The woman’s in our backseat before I can say shoo. A skinny thing with too much eye makeup and a high forehead that shines in the glow from our Buick’s dome light. I’ve come around the front of the car and found the Mister talking to her, not flustered a bit. An old newspaper reporter, he’s concentrating on getting the facts.

So there I was recreating the story my aunt told me and with no idea of where the story might go. I just wanted to get that opening scene on the page and to see what would be in it that would merit further dramatization. To see what clues the opening scene might offer for where the story would need to go next. By the end of the scene, I’d learned that my narrator was a retired grade school teacher and that she knew the woman who was asking for a ride. When I first started writing stories, I’d come up with an opening scene and then spend countless hours trying to figure out what would happen next. Now, I understand that the opening always lays out the scenes that need to follow. I work more by intuition and by listening carefully to what the story is trying to tell me. In the case of this particular story, I made a choice right away to have my narrator and her husband know the woman in their car. In general, it’s a good idea for your characters to have a shared history because that creates all sorts of possibilities for tensions, actions, and consequences. It’s also a good idea to arrange things so it’s nigh on impossible for your characters to escape one another. In the story that my aunt told, it was possible to separate her and my uncle from the young woman. Not so in my version of the story. I had my narrator, after the young woman, Lucy, told her she was on the run because her mother called the police on her, insist that she join them for dinner. Seemed that my narrator carried some sort of old grudge against Lucy’s mother, something that would complicate the give and take between the characters. By the time I’d finished the opening scene, I had no idea what that grudge was all about or how it would come to play in the action that would ensue.
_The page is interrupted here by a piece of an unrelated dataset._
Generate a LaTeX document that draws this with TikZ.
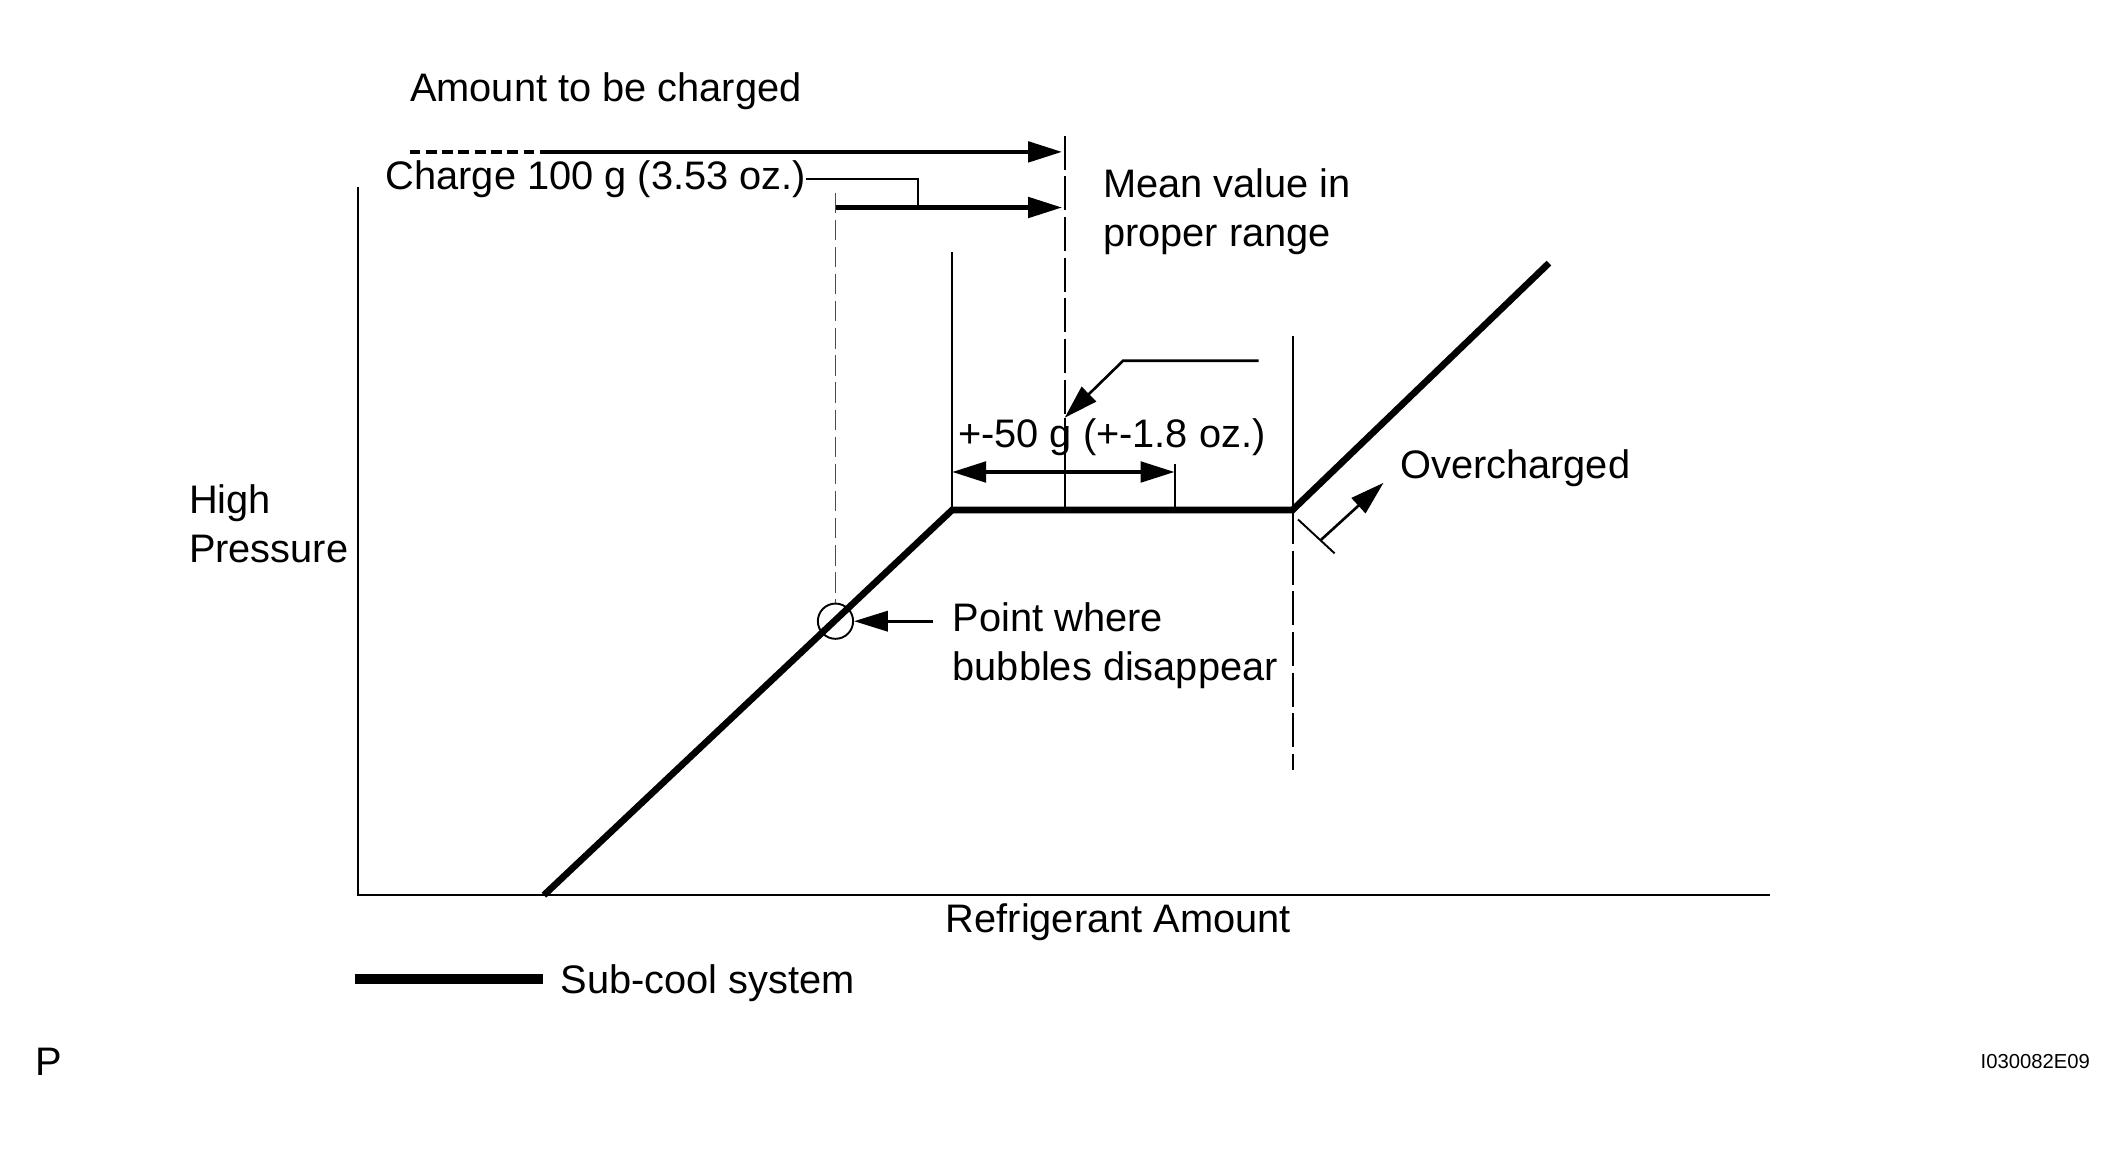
\documentclass[tikz,border=0pt]{standalone}
\usepackage{fontspec}
\setmainfont{Liberation Sans}
\usetikzlibrary{arrows.meta}
\tikzset{every picture/.style={x=0.02cm,y=-0.02cm},
  lbl/.style={inner sep=0pt, anchor=west, align=left, font=\fontsize{16.7}{20.4}\selectfont},
  tiny/.style={inner sep=0pt, anchor=west, font=\fontsize{8.5}{10}\selectfont},
  fine/.style={line width=0.8pt},
  curve/.style={line width=2.8pt, line join=miter},
  head/.style={-{Triangle[length=0.5cm,width=0.3cm]}},
  pointer/.style={head, line width=1.7pt},
  leader/.style={head, line width=1.1pt},
  span/.style={{Triangle[length=0.5cm,width=0.3cm]}-{Triangle[length=0.5cm,width=0.3cm]}, line width=1.7pt},
  longdash/.style={fine, dash pattern=on 0.5cm off 0.1cm},
  bubble/.style={circle, draw, fine, minimum size=0.52cm, inner sep=0pt}}
\begin{document}
\begin{tikzpicture}
  \useasboundingbox (0,0) rectangle (1566,847);

  % axes
  \coordinate (ytop) at (264,138);
  \coordinate (o) at (264,660);
  \coordinate (xend) at (1305,660);
  \draw[fine] (ytop) -- (o) -- (xend);

  % sub-cool curve
  \coordinate (c0) at (401,660);
  \coordinate (c1) at (702,376);
  \coordinate (c2) at (953,376);
  \coordinate (c3) at (1142,194);
  \draw[curve] (c0) -- (c1) -- (c2) -- (c3);

  % bubbles point
  \node[bubble] (bub) at (616,458) {};
  \node[lbl] (point) at (702,476) {Point where\\bubbles disappear};
  \coordinate (pt) at (688,458);
  \draw[leader] (pt) -- (bub.east);
  \coordinate (b0) at (616,142);
  \draw[fine, black!70, dash pattern=on 0.3cm off 0.1cm] (b0) -- (bub.north);

  % amount to be charged
  \node[lbl] (amount) at (302,67) {Amount to be charged};
  \coordinate (a0) at (302,112);
  \coordinate (a1) at (405,112);
  \coordinate (a2) at (783,112);
  \draw[line width=1.7pt, dash pattern=on 0.16cm off 0.08cm] (a0) -- (a1);
  \draw[pointer] (a1) -- (a2);

  \node[lbl] (charge) at (284,132) {Charge 100 g (3.53 oz.)};
  \coordinate (k1) at (677,153);
  \coordinate (k0) at (616,153);
  \coordinate (k2) at (783,153);
  \draw[fine] (charge.east) -| (k1);
  \draw[pointer] (k0) -- (k2);

  % mean value
  \node[lbl] (mean) at (813,156) {Mean value in\\proper range};
  \coordinate (m0) at (785,100);
  \coordinate (m1) at (785,308);
  \coordinate (m2) at (785,376);
  \draw[longdash] (m0) -- (m1);
  \draw[fine] (m1) -- (m2);
  \coordinate (l0) at (928,266);
  \coordinate (l1) at (828,266);
  \draw[leader] (l0) -- (l1) -- (m1);

  % proper range
  \coordinate (r0) at (702,186);
  \coordinate (r1) at (866,342);
  \coordinate (r2) at (866,376);
  \draw[fine] (r0) -- (c1);
  \draw[fine] (r1) -- (r2);
  \coordinate (d0) at (702,348);
  \coordinate (d1) at (866,348);
  \draw[span] (d0) -- (d1);
  \node[lbl] (range) at (706,322) {+-50 g (+-1.8 oz.)};

  % overcharged
  \coordinate (v0) at (953,248);
  \coordinate (v1) at (953,568);
  \draw[fine] (v0) -- (c2);
  \draw[longdash] (c2) -- (v1);
  \coordinate (t0) at (957,383);
  \coordinate (t1) at (984,408);
  \coordinate (tm) at (974,398);
  \coordinate (ov) at (1020,356);
  \draw[fine] (t0) -- (t1);
  \draw[leader] (tm) -- (ov);
  \node[lbl] (over) at (1032,345) {Overcharged};

  % axis labels
  \node[lbl] (high) at (139,386) {High\\Pressure};
  \node[lbl] (refr) at (697,680) {Refrigerant Amount};

  % legend
  \coordinate (g0) at (262,722);
  \coordinate (g1) at (400,722);
  \draw[line width=4pt] (g0) -- (g1);
  \node[lbl] (sub) at (413,725) {Sub-cool system};

  \node[lbl] (p) at (26,783) {P};
  \node[tiny] (code) at (1460,783) {I030082E09};
\end{tikzpicture}
\end{document}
But I was curious, and I’m finding more and more these days that curiosity for the writer is a valuable thing in the composition process.

By the end of the first scene, I was rich with questions. Each needed an answer, and that’s what I set out to do. I crafted two crucial scenes from the past that dramatized the difficulty between the narrator and Lucy’s mother, a difficulty that involved a daughter I didn’t know the narrator had, but whom she introduced to me with the line, “We had a little girl of our own, Pattianne.” Another aspect of starting a story successfully is to see how many balls you can get up into the air. That is to say, how many elements that will enrich the story without overwhelming it. At the point, I wrote the line about the narrator’s daughter, I had the texture of the life lived among the major characters of the story, and I knew that something had  happened during the time when Lucy and her mother were borders in the narrator’s home years ago when Pattianne was thirteen and just starting to get a head of her own and to resist her mother. Something involving Lucy’s mother, Pattianne, and my narrator had resulted in long-lasting consequences between the narrator and Pattianne.

From that point, it was a matter of letting each narrative element have its fair space. The narrator and her husband and Lucy were in the restaurant, and the narrator was chewing over that story from the past and the current state of affairs between her and her daughter from whom she was essentially estranged while the police car was pulling into the parking lot. Of course, I had to have the police officer come into the restaurant. I had to have him approach the narrator, her husband, and Lucy. The police officer told them why he was there. He said he was looking for a woman named Lucy Keen. He told them why he was looking for her (see, how I’m answering the questions posed by the story’s opening; in this case, why did Lucy’s mother call the police?), and asked Lucy for identification. At this point, I knew I was close to the end of the story. I was at that moment of decision that provides the climax for so many stories. So I had Lucy say she’d left her purse back at the house. She put her hand on the narrator’s hand and said, “Isn’t that right, Mom?” The police officer said, “Is this your daughter?” And there I was knowing that the narrator’s next words, next actions, would change her forever.

At the end of a story, I’m always looking for the unexpected action and consequence. The irony of an action producing an result opposite from what the actor expects will always resonate if the surprise is inevitable and not imposed. That opposing action or piece of dialogue is always present in the opening. It’s just a matter of the writer paying close attention to answering the questions that those first moves present and answering them in a way that’s always alert for the opposites that characters and situations contain. The opening sets the trail, and the writer follows it to its end.

 

3 Comments

  1. Theresa Williams on March 31, 2011 at 1:10 am

    This is such excellent advice, Lee. Students tell me all the time that they quit on stories because they are bored with them. Perhaps they haven’t created sufficient tension. Or maybe they haven’t created questions that need to be answered. One thing that will keep us going back to the writing is curiosity about how it is all going to turn out. I frequently think about that line in WONDER BOYS, when the student tells Grady, “It’s like you didn’t make any choices.” You put that idea up front. Your choice created a situation that grows out of the history the characters share. Denis Johnson has a story in which his characters find a stranger in their car. It’s a very unsettling situation, especially since the stranger is (or pretends to be) deaf and dumb. The stranger keeps hanging on., although they try to ditch him. He’s the monkey on their backs, the burden they share, their addictions and their alienation made incarnate. It has a chilling effect. I guess my point is that if you make a conscious choice like that, you can really make that element work for you in a story.

  2. Nancy Welch on March 31, 2011 at 8:04 pm

    Thanks, Lee. I turned this into an exercise for my students and brought them the post to discuss as well.

    • Lee Martin on March 31, 2011 at 8:13 pm

      Nancy, thank you for doing that with your students and for bringing them to the post. I hope it was helpful.